Je profite de l’entracte, un peu étourdie par la beauté de ce conte, pour me dégourdir les jambes et écouter ça et là les avis des spectateurs et des quelques membres de l’AROP que je croise. Je
me replonge aussi dans le programme qui a quelque peu changé par rapport à celui de 1997 qui se trouve dans ma bibliothèque.
L’acte III est une suite de réjouissances dont il faut à nouveau noter les performances de Sarah Kora Dayanova et de Sabrina Mallem en sévillanes. On m’a d’ailleurs demandé pourquoi les garçons
ne venaient pas saluer à la fin du 4ème acte. Ils saluent la reine à la fin des danses traditionnelles, mais pas le public et c’est dommage de ne pas féliciter aussi le corps de ballet masculin.
Stéphane Phavorin signe un Rothbart magnifique, démoniaque et malicieux. Emilie Cozette très théâtrale en Odile interprète très bien le trio dans lequel elle montre ces deux visages, la douceur
vers le prince, la ruse et le maléfice vers son père Rothbart. Le pas des six fiancées est joliment dansé. Aubane Philbert et Laurène Lévy y sont pour quelque chose. La promesse fait à Odile,
emporte le prince dans un chagrin profond quand il aperçoit Odette derrière la fenêtre du palais. J’aime beaucoup le quatrième acte, je le trouve très tragique. Odette ne redeviendra jamais une
princesse et la danse d’Emilie Cozette en est transformée.
Le dernier envol de Rothbart avec sa proie me laisse bouche bée, oui le Lac est bien le plus beau ballet au monde.
© Laurent Phillipe/Fédéphoto
2 DÉCEMBRE 2010 À 19H30
ODETTE / ODILE | Emilie Cozette |
LE PRINCE | Karl Paquette |
ROTHBART | Stéphane Phavorin |
LA REINE | Béatrice Martel |
LE PAS DE TROIS | Myriam Ould Braham Ludmila Pagliero |
LE PAS DE TROIS | Christophe Duquenne |
SOLISTE CZ | Charline Giezendanner |
SOLISTE CZ | Axel Ibot |
SOLISTE ESP | Sabrina Mallem Sarah Kora Dayanova |
SOLISTE ESP | Audric Bezard Florian Magnenet |
SOLISTE N | Mélanie Hurel |
SOLISTES N | Emmanuel Thibault |
4 petits cygnes Charline Giezendanner, Lucie Clément, Daphnée Gestin, Éléonore Guérineau
4 grands cygnes Héloïse Bourdon, Sarah Kora Dayanova, Sabrina Mallem, Vanessa Legassy.
A lire sur les blogs, le compte rendu d’Amélie, de Palpatine, de Cams, de Fab.
Et une petite vidéo d’Aurélie Dupont parce qu’elle me manque beaucoup sur la scène de l’ONP. Petite pensée pour la belle étoile.
« Le Lac n’est pas mon ballet préféré, mais c’est le plus beau ballet du monde. » Il me semble que cette phrase sort de la bouche de Guillaume Gallienne 😉
Voila une critique très jolimen écrite 🙂
Comme tu l’as lu chez moi, j’ai été moins emballée.
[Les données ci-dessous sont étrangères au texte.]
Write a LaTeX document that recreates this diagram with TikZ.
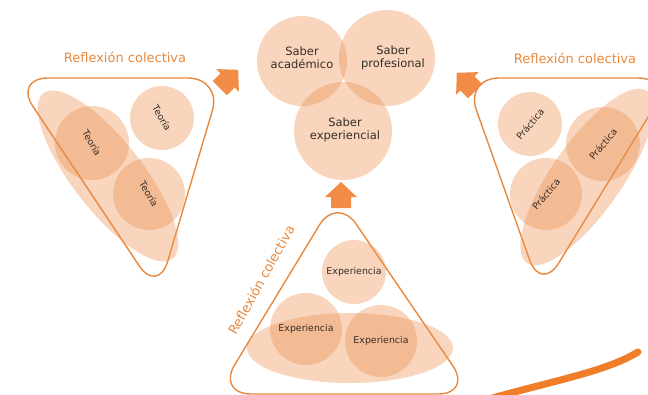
\documentclass[tikz,border=0pt]{standalone}
\usepackage{fontspec}
\setmainfont{DejaVu Sans}
\definecolor{lineor}{RGB}{232,136,60}
\definecolor{fillor}{RGB}{236,145,80}
\definecolor{arrowor}{RGB}{240,140,70}
\definecolor{swoosh}{RGB}{240,125,40}
\definecolor{txt}{RGB}{55,45,40}
\tikzset{
  bub/.style={circle, fill=fillor, fill opacity=0.38, text opacity=1, text=txt, inner sep=0pt},
  blob/.style={fill=fillor, fill opacity=0.38},
  frame/.style={draw=lineor, line width=1.4pt, rounded corners=34pt},
  reflab/.style={text=lineor, font=\fontsize{13}{15}\selectfont},
  small/.style={font=\fontsize{9.4}{11}\selectfont},
  saber/.style={font=\fontsize{11.5}{13}\selectfont, align=center},
  blockarrow/.style={fill=arrowor}
}
\begin{document}
\begin{tikzpicture}[x=1pt,y=-1pt]
\useasboundingbox (0,0) rectangle (648,394);
% ---------- top circles
\node[bub, minimum size=90pt] (acad) at (302,61) {};
\node[bub, minimum size=96pt] (prof) at (387,58) {};
\node[bub, minimum size=98pt] (exp) at (343,131) {};
\node[saber, text=txt] (acadt) at (302,58) {Saber\\académico};
\node[saber, text=txt] (proft) at (393,58) {Saber\\profesional};
\node[saber, text=txt] (expt) at (345,130) {Saber\\experiencial};
% ---------- left group
\draw[frame] (14,78) -- (222,78) -- (158,294) -- cycle;
\fill[blob, rotate around={-52:(108,176)}] (108,176) ellipse [x radius=105pt, y radius=35pt];
\node[bub, minimum size=74pt, rotate=-60, small] (t1) at (92,143) {Teoría};
\node[bub, minimum size=64pt, rotate=-60, small] (t2) at (162,118) {Teoría};
\node[bub, minimum size=72pt, rotate=-60, small] (t3) at (149,194) {Teoría};
\node[reflab] (rl) at (125,57) {Reflexión colectiva};
% ---------- right group
\draw[frame] (465,78) -- (672,78) -- (541,292) -- cycle;
\fill[blob, rotate around={55:(587,177)}] (587,177) ellipse [x radius=105pt, y radius=35pt];
\node[bub, minimum size=64pt, rotate=50, small] (p1) at (530,124) {Práctica};
\node[bub, minimum size=74pt, rotate=50, small] (p2) at (603,144) {Práctica};
\node[bub, minimum size=72pt, rotate=50, small] (p3) at (546,194) {Práctica};
\node[reflab] (rr) at (575,58) {Reflexión colectiva};
% ---------- bottom group
\draw[frame] (337,196) -- (472,394) -- (217,394) -- cycle;
\fill[blob] (350,348) ellipse [x radius=103pt, y radius=35pt];
\node[bub, minimum size=64pt, small] (e1) at (354,272) {Experiencia};
\node[bub, minimum size=72pt, small] (e2) at (306,329) {Experiencia};
\node[bub, minimum size=72pt, small] (e3) at (381,341) {Experiencia};
\node[reflab, rotate=61] (rb) at (261,280) {Reflexión colectiva};
% ---------- block arrows
\fill[blockarrow, shift={(341,195)}] (0,-13) -- (16,2) -- (10,2) -- (10,13) -- (-10,13) -- (-10,2) -- (-16,2) -- cycle;
\fill[blockarrow, shift={(229,79)}, rotate=-45] (0,-13) -- (16,2) -- (10,2) -- (10,13) -- (-10,13) -- (-10,2) -- (-16,2) -- cycle;
\fill[blockarrow, shift={(466,82)}, rotate=45] (0,-13) -- (16,2) -- (10,2) -- (10,13) -- (-10,13) -- (-10,2) -- (-16,2) -- cycle;
% ---------- swoosh
\draw[swoosh, line width=7pt, line cap=round] (478,402) .. controls (555,380) and (605,372) .. (638,352);
\end{tikzpicture}
\end{document}
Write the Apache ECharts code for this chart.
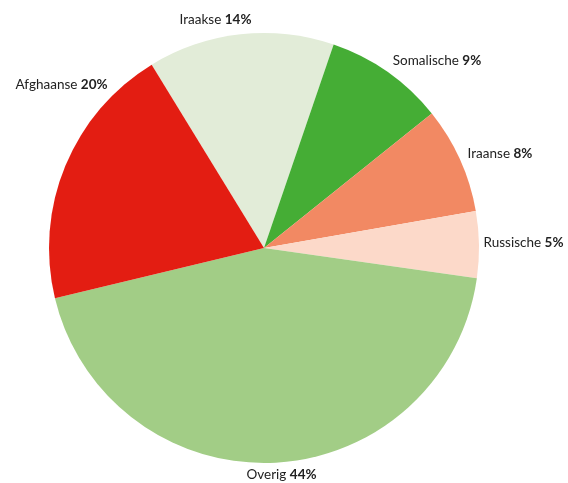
<!DOCTYPE html>
<html><head><meta charset="utf-8">
<script src="https://cdn.jsdelivr.net/npm/echarts@6/dist/echarts.min.js"></script>
<style>html,body{margin:0;padding:0;background:#fff}#c{width:568px;height:483px}</style>
</head><body><div id="c"></div>
<script>
const categories = ['Iraakse', 'Somalische', 'Iraanse', 'Russische', 'Overig', 'Afghaanse'];
const values = [14, 9, 8, 5, 44, 20];
const colors = ['#e2ecd8', '#45ad35', '#f28963', '#fcd9c9', '#a2cd86', '#e31d12'];
// label anchor (centre of text) positions, layout only
const labelAnchors = {
  Iraakse: [215.5, 20], Somalische: [437, 61], Iraanse: [500, 154],
  Russische: [523.5, 243], Overig: [281.5, 475], Afghaanse: [61.5, 85]
};

const chart = echarts.init(document.getElementById('c'), null, {renderer: 'canvas'});
chart.setOption({
  animation: false,
  series: [{
    type: 'pie',
    center: [264, 248],
    radius: 215,
    startAngle: 121.5,
    clockwise: true,
    data: categories.map((n, i) => ({name: n, value: values[i], itemStyle: {color: colors[i]}})),
    label: {
      show: true,
      position: 'outside',
      formatter: p => p.name + ' {b|' + p.value + '%}',
      fontFamily: 'Lato',
      fontSize: 13.5,
      color: '#222',
      overflow: 'none',
      rich: {b: {fontFamily: 'Lato', fontSize: 13.5, fontWeight: 'bold', color: '#222'}}
    },
    labelLine: {show: false, length: 6, length2: 0},
    labelLayout: function (params) {
      const a = labelAnchors[categories[params.dataIndex]];
      return {x: a[0], y: a[1], align: 'center', verticalAlign: 'middle'};
    },
    emphasis: {disabled: true}
  }]
});
</script></body></html>
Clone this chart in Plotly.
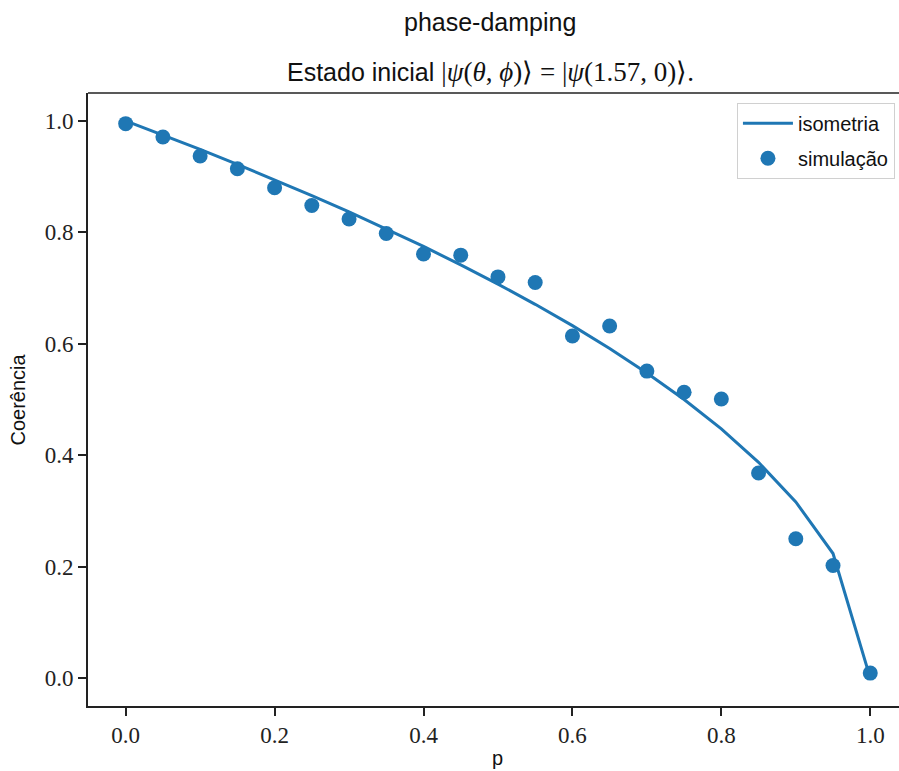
import plotly.graph_objects as go

# data
p_vals = [0.0, 0.05, 0.10, 0.15, 0.20, 0.25, 0.30, 0.35, 0.40, 0.45, 0.50,
          0.55, 0.60, 0.65, 0.70, 0.75, 0.80, 0.85, 0.90, 0.95, 1.0]
isometria = [1.0, 0.9747, 0.9487, 0.9220, 0.8944, 0.8660, 0.8367, 0.8062,
             0.7746, 0.7416, 0.7071, 0.6708, 0.6325, 0.5916, 0.5477, 0.5000,
             0.4472, 0.3873, 0.3162, 0.2236, 0.0]
simulacao = [0.995, 0.971, 0.937, 0.914, 0.880, 0.848, 0.824, 0.798, 0.761,
             0.759, 0.720, 0.710, 0.614, 0.632, 0.551, 0.513, 0.501, 0.368,
             0.250, 0.202, 0.009]
x_ticks = [0.0, 0.2, 0.4, 0.6, 0.8, 1.0]
y_ticks = [0.0, 0.2, 0.4, 0.6, 0.8, 1.0]

BLUE = "#1f77b4"
AX = "#222222"
SANS = "Liberation Sans"
SERIF = "Liberation Serif"

W, H = 899, 771
ML, MR, MT, MB = 88, 0, 93, 65

fig = go.Figure()
fig.add_trace(go.Scatter(x=p_vals, y=isometria, mode="lines", name="isometria",
                         line=dict(color=BLUE, width=3), legendgroup="a"))
fig.add_trace(go.Scatter(x=p_vals, y=simulacao, mode="markers", name="simulação",
                         marker=dict(color=BLUE, size=15, line=dict(width=0)),
                         legendgroup="b"))

fig.update_layout(
    width=W, height=H,
    margin=dict(l=ML, r=MR, t=MT, b=MB, pad=0),
    paper_bgcolor="white", plot_bgcolor="white",
    showlegend=True,
    legend=dict(x=0.995, y=0.984, xanchor="right", yanchor="top",
                bgcolor="white", bordercolor="#d0d0d0", borderwidth=1,
                font=dict(family=SANS, size=20, color="#111"),
                tracegroupgap=6, itemwidth=50),
    xaxis=dict(range=[-0.0506, 1.0386], tickvals=x_ticks,
               ticktext=[f"{v:.1f}" for v in x_ticks],
               showgrid=False, zeroline=False,
               showline=True, linecolor=AX, linewidth=1.6,
               ticks="outside", ticklen=8, tickwidth=1.6, tickcolor=AX,
               tickfont=dict(family=SERIF, size=23, color="#222")),
    yaxis=dict(range=[-0.05, 1.05], tickvals=y_ticks,
               ticktext=[f"{v:.1f}" for v in y_ticks],
               showgrid=False, zeroline=False,
               showline=True, linecolor=AX, linewidth=1.6,
               ticks="outside", ticklen=8, tickwidth=1.6, tickcolor=AX,
               tickfont=dict(family=SERIF, size=23, color="#222")),
)

# top spine
fig.add_shape(type="line", xref="paper", yref="paper", x0=0, x1=1, y0=1, y1=1,
              line=dict(color=AX, width=1.6), layer="above")

pw = W - ML - MR
ph = H - MT - MB

def px_x(x):
    return (x - ML) / pw

def px_y(y):
    return (H - MB - y) / ph

fig.add_annotation(text="phase-damping", xref="paper", yref="paper",
                   x=px_x(490), y=px_y(22), showarrow=False,
                   xanchor="center", yanchor="middle",
                   font=dict(family=SANS, size=25, color="#111"))
fig.add_annotation(
    text=('Estado inicial <span style="font-family:Liberation Serif;font-size:27px">'
          '|<i>ψ</i>(<i>θ</i>, <i>ϕ</i>)⟩ = |<i>ψ</i>(1.57, 0)⟩.</span>'),
    xref="paper", yref="paper", x=px_x(490), y=px_y(72), showarrow=False,
    xanchor="center", yanchor="middle",
    font=dict(family=SANS, size=25, color="#111"))
fig.add_annotation(text="Coerência", xref="paper", yref="paper",
                   x=px_x(17.5), y=px_y(400), showarrow=False, textangle=-90,
                   xanchor="center", yanchor="middle",
                   font=dict(family=SANS, size=20, color="#111"))
fig.add_annotation(text="p", xref="paper", yref="paper",
                   x=px_x(497), y=px_y(758), showarrow=False,
                   xanchor="center", yanchor="middle",
                   font=dict(family=SANS, size=20, color="#111"))

fig.write_html("out.html")
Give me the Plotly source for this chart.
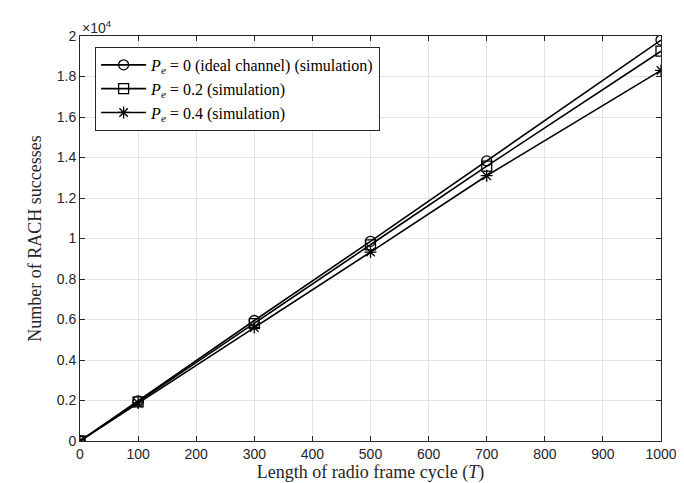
import plotly.graph_objects as go

x_vals = [0, 100, 300, 500, 700, 1000]
pe0_vals = [0, 1980, 5950, 9860, 13830, 19800]
pe02_vals = [0, 1930, 5800, 9690, 13570, 19250]
pe04_vals = [0, 1880, 5600, 9330, 13100, 18300]

series_names = [
    "<i>P</i><sub><i>e</i></sub> = 0 (ideal channel) (simulation)",
    "<i>P</i><sub><i>e</i></sub> = 0.2 (simulation)",
    "<i>P</i><sub><i>e</i></sub> = 0.4 (simulation)",
]
symbols = ["circle-open", "square-open", "asterisk-open"]

x_ticks = [0, 100, 200, 300, 400, 500, 600, 700, 800, 900, 1000]
y_ticks = [0, 2000, 4000, 6000, 8000, 10000, 12000, 14000, 16000, 18000, 20000]
y_tick_labels = ["0", "0.2", "0.4", "0.6", "0.8", "1", "1.2", "1.4", "1.6", "1.8", "2"]

fig = go.Figure()
for name, ys, sym in zip(series_names, [pe0_vals, pe02_vals, pe04_vals], symbols):
    fig.add_trace(go.Scatter(
        x=x_vals, y=ys, mode="lines+markers", name=name,
        line=dict(color="black", width=1.6),
        marker=dict(symbol=sym, size=10, color="black", line=dict(width=1.3, color="black")),
    ))

axis_common = dict(
    showline=True, linecolor="#262626", linewidth=1, mirror="ticks",
    ticks="inside", ticklen=5, tickcolor="#262626",
    showgrid=True, gridcolor="#e3e3e3", gridwidth=1, zeroline=False,
    automargin=False,
    tickfont=dict(family="Liberation Sans, Arial", size=14, color="#262626"),
)

fig.update_layout(
    width=684, height=483,
    margin=dict(l=72, r=31, t=28, b=50),
    paper_bgcolor="white", plot_bgcolor="white",
    xaxis=dict(range=[0, 1000], tickvals=x_ticks, **axis_common,
               title=dict(text="Length of radio frame cycle (<i>T</i>)",
                          font=dict(family="Liberation Serif, Times New Roman", size=18, color="#262626"),
                          standoff=2)),
    yaxis=dict(range=[0, 20000], tickvals=y_ticks, ticktext=y_tick_labels, **axis_common,
               title=dict(text="Number of RACH successes",
                          font=dict(family="Liberation Serif, Times New Roman", size=18, color="#262626"),
                          standoff=10)),
    legend=dict(
        x=0.026, y=0.973, xanchor="left", yanchor="top",
        bgcolor="white", bordercolor="#262626", borderwidth=1,
        font=dict(family="Liberation Serif, Times New Roman", size=16, color="black"),
        tracegroupgap=0, itemwidth=45,
    ),
    showlegend=True,
)

fig.add_annotation(
    xref="paper", yref="paper", x=0.0, y=1.0, xanchor="left", yanchor="bottom",
    text="×10<sup>4</sup>", showarrow=False,
    font=dict(family="Liberation Sans, Arial", size=14, color="#262626"),
    xshift=0, yshift=-2,
)

fig.write_html("out.html")
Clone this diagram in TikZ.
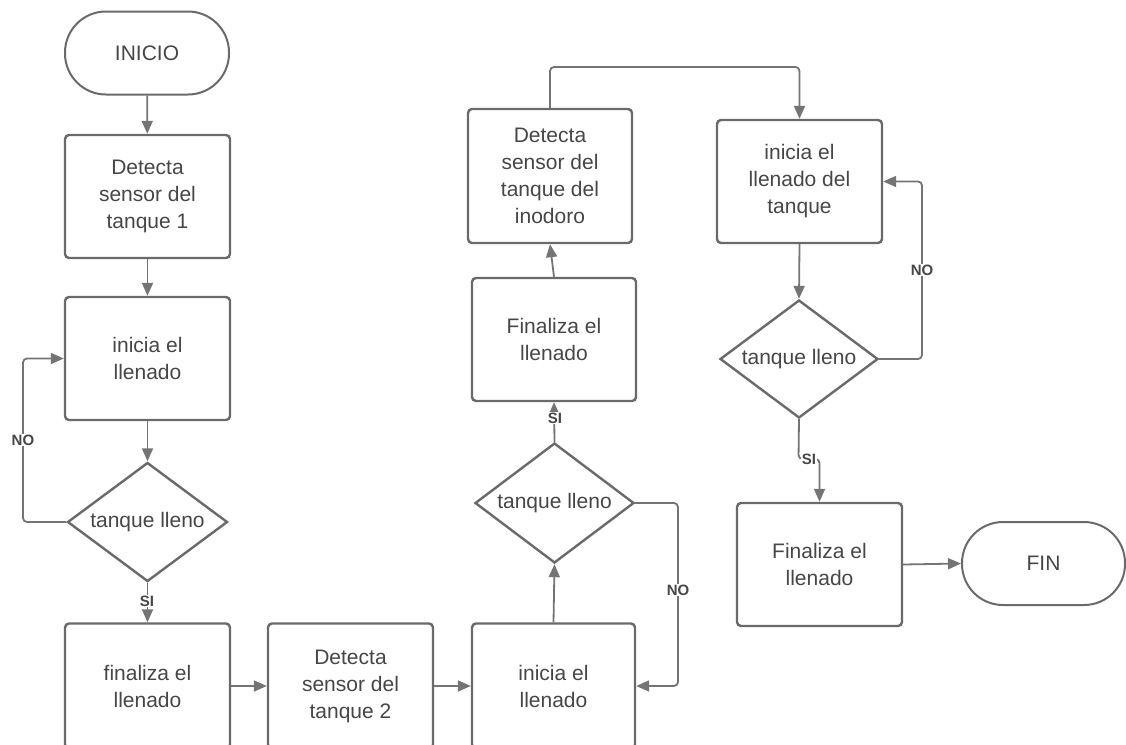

Pas de grand frisson, pas de magie, même si il y a toujours quelque chose dans ce ballet qui sauve la soirée (ahh, les 32 cygnes du 4e
acte…).
J’ai trouvé ça très froid dans le 1er. Et Emilie Cozette n’a toujours pas eu d’emprise sur moi. Techniquement, je préfère des développés plus amples à la Agnès Letestu, mais c’est une question de
goût, tout comme son travail des bras. Mais en-dehors de l’aspect technique, elle ne m’a pas touchée le 29. Pour moi, elle « fait semblant », mais elle « n’est pas ».